Task prompt: Filter the entries that follow, copying every line in which the word "this" appears.

Extracted data entries:
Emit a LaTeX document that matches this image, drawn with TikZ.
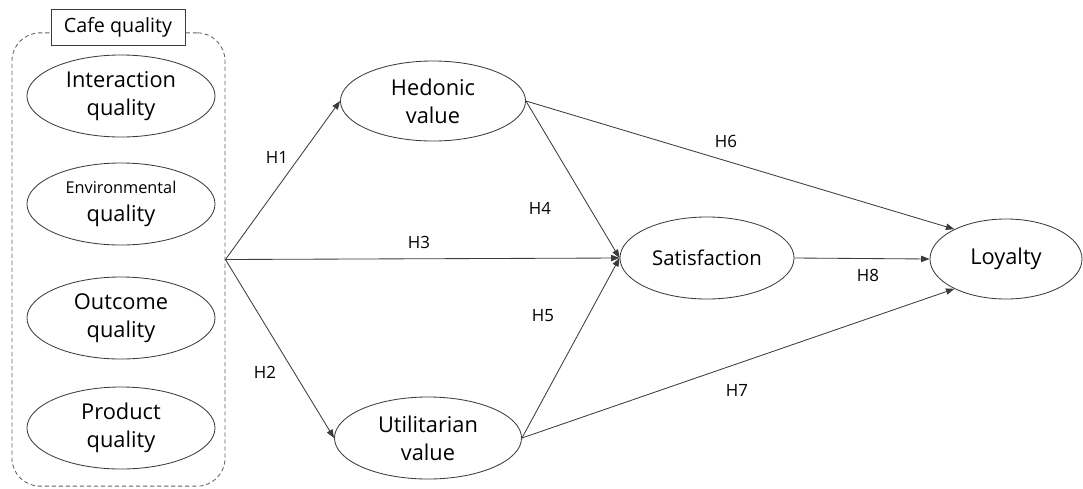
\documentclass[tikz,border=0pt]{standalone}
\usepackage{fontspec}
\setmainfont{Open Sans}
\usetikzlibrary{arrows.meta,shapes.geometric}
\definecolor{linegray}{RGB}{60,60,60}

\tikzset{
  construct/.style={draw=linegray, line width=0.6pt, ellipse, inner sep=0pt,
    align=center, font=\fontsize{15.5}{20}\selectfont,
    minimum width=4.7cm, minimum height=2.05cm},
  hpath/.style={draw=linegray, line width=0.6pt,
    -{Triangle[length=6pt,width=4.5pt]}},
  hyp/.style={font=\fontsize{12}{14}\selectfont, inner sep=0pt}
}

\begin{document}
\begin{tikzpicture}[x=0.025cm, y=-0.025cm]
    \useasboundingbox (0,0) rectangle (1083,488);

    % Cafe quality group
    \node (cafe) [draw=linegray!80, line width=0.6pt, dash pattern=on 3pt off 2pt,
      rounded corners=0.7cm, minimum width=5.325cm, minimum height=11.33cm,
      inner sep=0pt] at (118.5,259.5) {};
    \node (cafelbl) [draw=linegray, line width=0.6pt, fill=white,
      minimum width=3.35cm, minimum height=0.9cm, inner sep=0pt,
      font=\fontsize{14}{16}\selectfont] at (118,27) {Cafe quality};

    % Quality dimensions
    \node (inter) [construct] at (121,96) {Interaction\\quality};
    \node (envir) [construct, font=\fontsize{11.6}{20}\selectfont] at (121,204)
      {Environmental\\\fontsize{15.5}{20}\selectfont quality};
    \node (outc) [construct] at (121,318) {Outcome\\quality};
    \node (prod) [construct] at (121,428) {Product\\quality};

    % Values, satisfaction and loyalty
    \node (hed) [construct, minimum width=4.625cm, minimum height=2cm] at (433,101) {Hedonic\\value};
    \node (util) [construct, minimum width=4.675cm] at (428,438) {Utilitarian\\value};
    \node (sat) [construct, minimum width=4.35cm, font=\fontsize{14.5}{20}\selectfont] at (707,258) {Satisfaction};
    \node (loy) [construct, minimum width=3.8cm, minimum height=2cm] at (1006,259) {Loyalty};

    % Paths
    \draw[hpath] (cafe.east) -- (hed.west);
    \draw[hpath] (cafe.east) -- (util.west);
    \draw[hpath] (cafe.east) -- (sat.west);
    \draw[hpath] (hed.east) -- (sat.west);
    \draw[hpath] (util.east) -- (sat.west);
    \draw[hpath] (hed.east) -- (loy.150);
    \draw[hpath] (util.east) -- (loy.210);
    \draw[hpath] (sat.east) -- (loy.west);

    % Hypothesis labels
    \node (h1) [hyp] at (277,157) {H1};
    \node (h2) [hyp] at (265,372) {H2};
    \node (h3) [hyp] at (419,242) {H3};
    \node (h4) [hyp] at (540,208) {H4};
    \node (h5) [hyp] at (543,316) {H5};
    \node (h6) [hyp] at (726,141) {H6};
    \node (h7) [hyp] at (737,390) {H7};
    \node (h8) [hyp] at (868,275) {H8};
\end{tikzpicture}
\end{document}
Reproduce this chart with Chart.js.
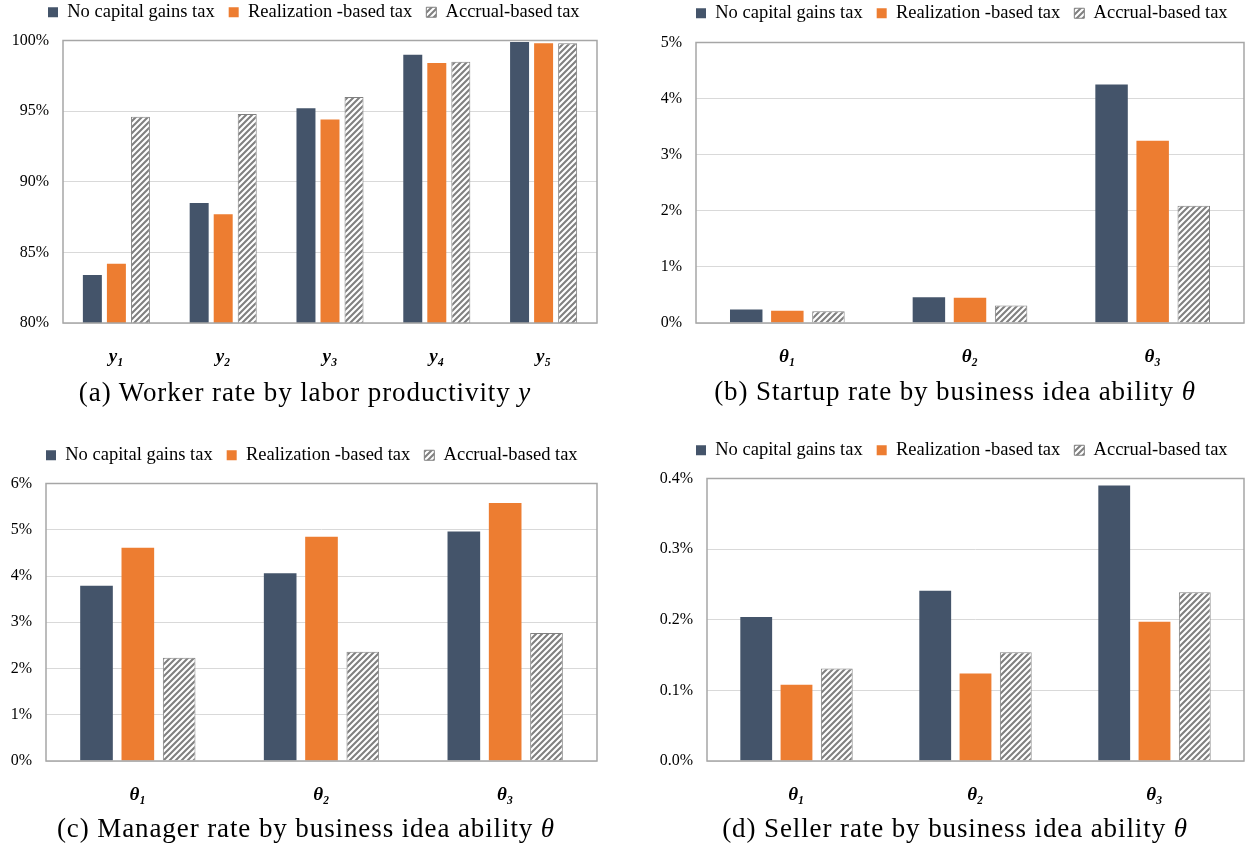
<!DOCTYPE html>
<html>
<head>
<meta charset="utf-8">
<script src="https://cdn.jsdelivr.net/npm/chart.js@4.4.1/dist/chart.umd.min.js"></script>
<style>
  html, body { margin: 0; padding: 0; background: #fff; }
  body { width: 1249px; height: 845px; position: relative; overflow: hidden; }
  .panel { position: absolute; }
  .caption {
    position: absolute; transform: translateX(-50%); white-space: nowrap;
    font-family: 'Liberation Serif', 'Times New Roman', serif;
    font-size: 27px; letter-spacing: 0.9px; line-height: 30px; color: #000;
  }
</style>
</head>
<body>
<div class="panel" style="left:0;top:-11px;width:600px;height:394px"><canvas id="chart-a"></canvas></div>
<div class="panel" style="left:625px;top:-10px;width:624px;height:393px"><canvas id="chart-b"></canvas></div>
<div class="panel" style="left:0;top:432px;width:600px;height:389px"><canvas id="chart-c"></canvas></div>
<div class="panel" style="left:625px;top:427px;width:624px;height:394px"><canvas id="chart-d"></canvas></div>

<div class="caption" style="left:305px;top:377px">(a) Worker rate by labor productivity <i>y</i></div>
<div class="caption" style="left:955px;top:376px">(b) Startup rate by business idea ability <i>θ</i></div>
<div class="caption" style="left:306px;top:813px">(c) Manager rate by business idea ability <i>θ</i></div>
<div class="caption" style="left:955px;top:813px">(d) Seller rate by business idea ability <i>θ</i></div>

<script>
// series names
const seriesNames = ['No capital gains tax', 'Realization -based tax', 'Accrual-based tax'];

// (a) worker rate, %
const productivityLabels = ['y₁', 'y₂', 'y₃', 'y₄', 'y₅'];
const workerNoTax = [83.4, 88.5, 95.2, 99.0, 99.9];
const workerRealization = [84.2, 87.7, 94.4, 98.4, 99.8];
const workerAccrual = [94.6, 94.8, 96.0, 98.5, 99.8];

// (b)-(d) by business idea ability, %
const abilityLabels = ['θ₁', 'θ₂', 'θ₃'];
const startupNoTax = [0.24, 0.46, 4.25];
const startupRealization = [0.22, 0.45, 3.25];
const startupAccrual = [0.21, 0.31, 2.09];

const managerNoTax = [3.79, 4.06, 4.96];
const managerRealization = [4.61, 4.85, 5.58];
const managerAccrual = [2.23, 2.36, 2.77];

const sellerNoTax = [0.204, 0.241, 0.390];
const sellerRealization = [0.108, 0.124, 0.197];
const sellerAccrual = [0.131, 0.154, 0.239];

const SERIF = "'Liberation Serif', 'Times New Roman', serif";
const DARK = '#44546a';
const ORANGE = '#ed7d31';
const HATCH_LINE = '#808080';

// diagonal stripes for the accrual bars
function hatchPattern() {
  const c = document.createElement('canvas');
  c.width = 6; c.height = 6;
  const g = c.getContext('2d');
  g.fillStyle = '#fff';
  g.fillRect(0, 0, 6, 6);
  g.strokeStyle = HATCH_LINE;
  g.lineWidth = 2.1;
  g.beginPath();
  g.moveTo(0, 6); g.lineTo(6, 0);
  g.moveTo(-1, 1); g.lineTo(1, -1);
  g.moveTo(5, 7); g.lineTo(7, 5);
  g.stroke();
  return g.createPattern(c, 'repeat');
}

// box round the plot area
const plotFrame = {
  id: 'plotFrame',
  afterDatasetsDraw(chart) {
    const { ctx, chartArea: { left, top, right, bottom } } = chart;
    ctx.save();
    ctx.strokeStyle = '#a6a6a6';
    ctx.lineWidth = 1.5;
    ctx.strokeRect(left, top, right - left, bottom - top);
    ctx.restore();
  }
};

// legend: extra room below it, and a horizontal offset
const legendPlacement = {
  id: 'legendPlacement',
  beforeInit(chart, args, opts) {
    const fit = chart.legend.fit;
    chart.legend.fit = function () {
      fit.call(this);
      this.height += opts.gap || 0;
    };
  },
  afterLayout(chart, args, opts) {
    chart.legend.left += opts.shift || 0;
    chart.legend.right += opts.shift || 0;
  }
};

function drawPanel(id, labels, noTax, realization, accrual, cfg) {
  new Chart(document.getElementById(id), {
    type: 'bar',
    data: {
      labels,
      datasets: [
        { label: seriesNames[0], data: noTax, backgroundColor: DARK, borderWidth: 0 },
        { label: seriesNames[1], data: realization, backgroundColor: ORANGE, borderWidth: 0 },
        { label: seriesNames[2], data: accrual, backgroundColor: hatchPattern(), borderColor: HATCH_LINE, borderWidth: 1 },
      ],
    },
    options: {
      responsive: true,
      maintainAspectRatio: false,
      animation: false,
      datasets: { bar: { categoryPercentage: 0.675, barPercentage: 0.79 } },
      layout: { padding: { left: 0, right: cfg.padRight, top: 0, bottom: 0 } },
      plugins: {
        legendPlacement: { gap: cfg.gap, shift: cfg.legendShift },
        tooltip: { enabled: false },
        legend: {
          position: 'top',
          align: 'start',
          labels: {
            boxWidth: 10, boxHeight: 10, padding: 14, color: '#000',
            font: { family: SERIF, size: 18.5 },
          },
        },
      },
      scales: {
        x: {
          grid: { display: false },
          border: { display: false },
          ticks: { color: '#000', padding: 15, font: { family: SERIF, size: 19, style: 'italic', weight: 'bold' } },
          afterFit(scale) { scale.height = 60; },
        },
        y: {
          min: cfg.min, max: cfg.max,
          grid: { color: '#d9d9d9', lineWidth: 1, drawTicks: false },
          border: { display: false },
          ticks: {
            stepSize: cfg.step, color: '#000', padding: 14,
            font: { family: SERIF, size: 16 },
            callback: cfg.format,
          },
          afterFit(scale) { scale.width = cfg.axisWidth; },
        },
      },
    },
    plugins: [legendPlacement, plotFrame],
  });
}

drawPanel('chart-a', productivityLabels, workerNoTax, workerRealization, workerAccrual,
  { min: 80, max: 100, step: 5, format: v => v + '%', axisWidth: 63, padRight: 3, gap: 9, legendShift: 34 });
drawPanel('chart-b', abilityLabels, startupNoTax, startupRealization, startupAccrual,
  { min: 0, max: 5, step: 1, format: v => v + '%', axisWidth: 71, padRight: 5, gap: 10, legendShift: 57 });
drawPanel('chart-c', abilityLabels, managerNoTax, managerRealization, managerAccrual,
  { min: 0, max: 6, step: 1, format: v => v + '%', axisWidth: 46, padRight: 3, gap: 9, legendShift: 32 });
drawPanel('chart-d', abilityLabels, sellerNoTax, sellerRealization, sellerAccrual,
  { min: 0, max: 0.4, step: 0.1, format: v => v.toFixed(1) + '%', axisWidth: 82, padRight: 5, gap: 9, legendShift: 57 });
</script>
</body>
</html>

Complete response:
Emit a LaTeX document that matches this image, drawn with TikZ.
Reproduce this chart with Chart.js.
      fit.call(this);
      this.height += opts.gap || 0;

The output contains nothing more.